* start SOURCE MATERIAL *

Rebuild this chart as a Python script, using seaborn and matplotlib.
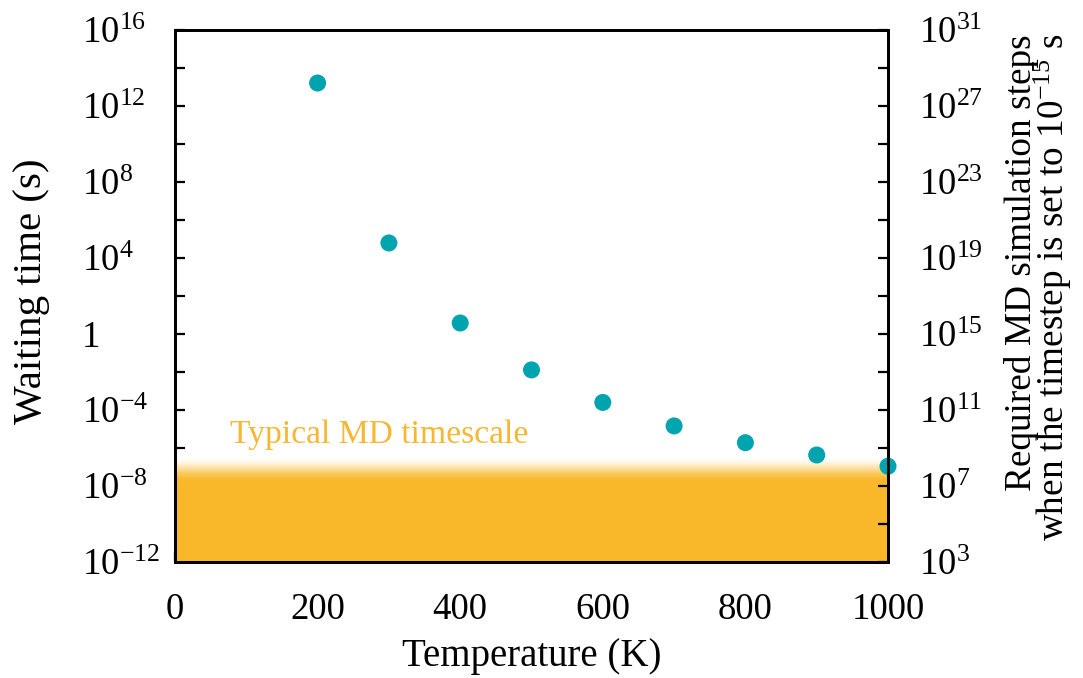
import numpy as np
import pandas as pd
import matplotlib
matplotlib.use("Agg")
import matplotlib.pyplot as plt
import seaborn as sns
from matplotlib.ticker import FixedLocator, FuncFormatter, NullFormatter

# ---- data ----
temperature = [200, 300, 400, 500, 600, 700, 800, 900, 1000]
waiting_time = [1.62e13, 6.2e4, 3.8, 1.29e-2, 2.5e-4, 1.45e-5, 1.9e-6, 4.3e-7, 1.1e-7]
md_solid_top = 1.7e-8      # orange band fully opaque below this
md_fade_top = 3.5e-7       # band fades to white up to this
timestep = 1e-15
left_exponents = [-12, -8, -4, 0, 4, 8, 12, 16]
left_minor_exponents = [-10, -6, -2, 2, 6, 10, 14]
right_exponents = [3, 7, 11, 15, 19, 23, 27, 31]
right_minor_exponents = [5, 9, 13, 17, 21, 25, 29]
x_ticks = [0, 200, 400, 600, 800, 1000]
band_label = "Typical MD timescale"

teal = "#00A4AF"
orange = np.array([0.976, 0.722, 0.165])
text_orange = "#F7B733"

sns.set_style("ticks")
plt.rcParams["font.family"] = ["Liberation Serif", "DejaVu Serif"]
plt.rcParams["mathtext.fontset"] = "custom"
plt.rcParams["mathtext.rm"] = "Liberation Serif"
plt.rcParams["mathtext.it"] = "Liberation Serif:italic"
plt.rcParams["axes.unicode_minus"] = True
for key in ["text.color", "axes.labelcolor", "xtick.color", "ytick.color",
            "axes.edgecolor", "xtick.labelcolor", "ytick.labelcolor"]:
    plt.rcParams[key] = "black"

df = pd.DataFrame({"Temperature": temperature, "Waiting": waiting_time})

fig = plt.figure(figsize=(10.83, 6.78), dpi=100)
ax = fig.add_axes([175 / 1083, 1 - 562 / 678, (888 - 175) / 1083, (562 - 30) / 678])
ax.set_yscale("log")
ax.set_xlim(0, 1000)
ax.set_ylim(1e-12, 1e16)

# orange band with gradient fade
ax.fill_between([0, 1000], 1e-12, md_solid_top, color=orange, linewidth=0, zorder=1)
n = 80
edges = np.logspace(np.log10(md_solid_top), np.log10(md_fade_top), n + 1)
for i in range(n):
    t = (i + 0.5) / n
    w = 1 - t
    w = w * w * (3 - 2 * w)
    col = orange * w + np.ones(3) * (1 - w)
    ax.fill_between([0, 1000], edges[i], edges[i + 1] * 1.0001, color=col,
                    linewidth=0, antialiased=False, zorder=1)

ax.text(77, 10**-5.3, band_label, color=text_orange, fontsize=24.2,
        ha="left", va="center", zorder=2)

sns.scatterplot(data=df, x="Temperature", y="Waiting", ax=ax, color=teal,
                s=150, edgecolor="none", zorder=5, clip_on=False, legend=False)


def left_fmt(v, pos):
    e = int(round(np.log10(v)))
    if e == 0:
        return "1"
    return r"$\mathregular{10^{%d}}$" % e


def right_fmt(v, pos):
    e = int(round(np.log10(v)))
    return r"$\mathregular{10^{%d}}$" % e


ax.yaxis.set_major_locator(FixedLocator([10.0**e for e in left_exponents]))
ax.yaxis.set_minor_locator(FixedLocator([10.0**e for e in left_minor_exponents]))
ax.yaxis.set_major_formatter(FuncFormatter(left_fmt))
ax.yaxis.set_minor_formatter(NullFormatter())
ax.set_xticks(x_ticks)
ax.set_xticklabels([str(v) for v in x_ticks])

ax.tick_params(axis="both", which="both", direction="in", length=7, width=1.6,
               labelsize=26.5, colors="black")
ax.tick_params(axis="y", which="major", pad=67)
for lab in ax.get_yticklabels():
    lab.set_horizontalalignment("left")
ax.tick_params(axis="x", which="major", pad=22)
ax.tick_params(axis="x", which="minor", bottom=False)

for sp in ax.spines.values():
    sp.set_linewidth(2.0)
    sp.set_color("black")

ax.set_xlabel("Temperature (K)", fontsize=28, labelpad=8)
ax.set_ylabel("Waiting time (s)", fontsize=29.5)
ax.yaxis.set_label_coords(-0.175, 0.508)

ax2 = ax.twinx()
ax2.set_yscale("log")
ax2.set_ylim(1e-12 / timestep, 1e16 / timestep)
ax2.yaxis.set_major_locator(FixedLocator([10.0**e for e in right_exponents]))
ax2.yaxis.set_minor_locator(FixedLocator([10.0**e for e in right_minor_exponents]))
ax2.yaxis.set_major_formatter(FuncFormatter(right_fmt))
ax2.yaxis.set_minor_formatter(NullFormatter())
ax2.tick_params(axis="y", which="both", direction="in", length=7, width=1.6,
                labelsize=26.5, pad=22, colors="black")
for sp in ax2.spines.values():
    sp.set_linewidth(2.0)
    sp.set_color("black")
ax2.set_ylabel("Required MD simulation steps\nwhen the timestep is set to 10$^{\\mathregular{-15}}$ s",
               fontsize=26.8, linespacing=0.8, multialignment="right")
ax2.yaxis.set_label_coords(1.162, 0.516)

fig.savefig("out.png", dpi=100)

* end SOURCE MATERIAL *

▶ [YOUR TASK]
Transcribe the listing above verbatim. Omit the pictures.

▶ [WORKED SOLUTION]
Rebuild this chart as a Python script, using seaborn and matplotlib.
import numpy as np
import pandas as pd
import matplotlib
matplotlib.use("Agg")
import matplotlib.pyplot as plt
import seaborn as sns
from matplotlib.ticker import FixedLocator, FuncFormatter, NullFormatter

# ---- data ----
temperature = [200, 300, 400, 500, 600, 700, 800, 900, 1000]
waiting_time = [1.62e13, 6.2e4, 3.8, 1.29e-2, 2.5e-4, 1.45e-5, 1.9e-6, 4.3e-7, 1.1e-7]
md_solid_top = 1.7e-8      # orange band fully opaque below this
md_fade_top = 3.5e-7       # band fades to white up to this
timestep = 1e-15
left_exponents = [-12, -8, -4, 0, 4, 8, 12, 16]
left_minor_exponents = [-10, -6, -2, 2, 6, 10, 14]
right_exponents = [3, 7, 11, 15, 19, 23, 27, 31]
right_minor_exponents = [5, 9, 13, 17, 21, 25, 29]
x_ticks = [0, 200, 400, 600, 800, 1000]
band_label = "Typical MD timescale"

teal = "#00A4AF"
orange = np.array([0.976, 0.722, 0.165])
text_orange = "#F7B733"

sns.set_style("ticks")
plt.rcParams["font.family"] = ["Liberation Serif", "DejaVu Serif"]
plt.rcParams["mathtext.fontset"] = "custom"
plt.rcParams["mathtext.rm"] = "Liberation Serif"
plt.rcParams["mathtext.it"] = "Liberation Serif:italic"
plt.rcParams["axes.unicode_minus"] = True
for key in ["text.color", "axes.labelcolor", "xtick.color", "ytick.color",
            "axes.edgecolor", "xtick.labelcolor", "ytick.labelcolor"]:
    plt.rcParams[key] = "black"

df = pd.DataFrame({"Temperature": temperature, "Waiting": waiting_time})

fig = plt.figure(figsize=(10.83, 6.78), dpi=100)
ax = fig.add_axes([175 / 1083, 1 - 562 / 678, (888 - 175) / 1083, (562 - 30) / 678])
ax.set_yscale("log")
ax.set_xlim(0, 1000)
ax.set_ylim(1e-12, 1e16)

# orange band with gradient fade
ax.fill_between([0, 1000], 1e-12, md_solid_top, color=orange, linewidth=0, zorder=1)
n = 80
edges = np.logspace(np.log10(md_solid_top), np.log10(md_fade_top), n + 1)
for i in range(n):
    t = (i + 0.5) / n
    w = 1 - t
    w = w * w * (3 - 2 * w)
    col = orange * w + np.ones(3) * (1 - w)
    ax.fill_between([0, 1000], edges[i], edges[i + 1] * 1.0001, color=col,
                    linewidth=0, antialiased=False, zorder=1)

ax.text(77, 10**-5.3, band_label, color=text_orange, fontsize=24.2,
        ha="left", va="center", zorder=2)

sns.scatterplot(data=df, x="Temperature", y="Waiting", ax=ax, color=teal,
                s=150, edgecolor="none", zorder=5, clip_on=False, legend=False)


def left_fmt(v, pos):
    e = int(round(np.log10(v)))
    if e == 0:
        return "1"
    return r"$\mathregular{10^{%d}}$" % e


def right_fmt(v, pos):
    e = int(round(np.log10(v)))
    return r"$\mathregular{10^{%d}}$" % e


ax.yaxis.set_major_locator(FixedLocator([10.0**e for e in left_exponents]))
ax.yaxis.set_minor_locator(FixedLocator([10.0**e for e in left_minor_exponents]))
ax.yaxis.set_major_formatter(FuncFormatter(left_fmt))
ax.yaxis.set_minor_formatter(NullFormatter())
ax.set_xticks(x_ticks)
ax.set_xticklabels([str(v) for v in x_ticks])

ax.tick_params(axis="both", which="both", direction="in", length=7, width=1.6,
               labelsize=26.5, colors="black")
ax.tick_params(axis="y", which="major", pad=67)
for lab in ax.get_yticklabels():
    lab.set_horizontalalignment("left")
ax.tick_params(axis="x", which="major", pad=22)
ax.tick_params(axis="x", which="minor", bottom=False)

for sp in ax.spines.values():
    sp.set_linewidth(2.0)
    sp.set_color("black")

ax.set_xlabel("Temperature (K)", fontsize=28, labelpad=8)
ax.set_ylabel("Waiting time (s)", fontsize=29.5)
ax.yaxis.set_label_coords(-0.175, 0.508)

ax2 = ax.twinx()
ax2.set_yscale("log")
ax2.set_ylim(1e-12 / timestep, 1e16 / timestep)
ax2.yaxis.set_major_locator(FixedLocator([10.0**e for e in right_exponents]))
ax2.yaxis.set_minor_locator(FixedLocator([10.0**e for e in right_minor_exponents]))
ax2.yaxis.set_major_formatter(FuncFormatter(right_fmt))
ax2.yaxis.set_minor_formatter(NullFormatter())
ax2.tick_params(axis="y", which="both", direction="in", length=7, width=1.6,
                labelsize=26.5, pad=22, colors="black")
for sp in ax2.spines.values():
    sp.set_linewidth(2.0)
    sp.set_color("black")
ax2.set_ylabel("Required MD simulation steps\nwhen the timestep is set to 10$^{\\mathregular{-15}}$ s",
               fontsize=26.8, linespacing=0.8, multialignment="right")
ax2.yaxis.set_label_coords(1.162, 0.516)

fig.savefig("out.png", dpi=100)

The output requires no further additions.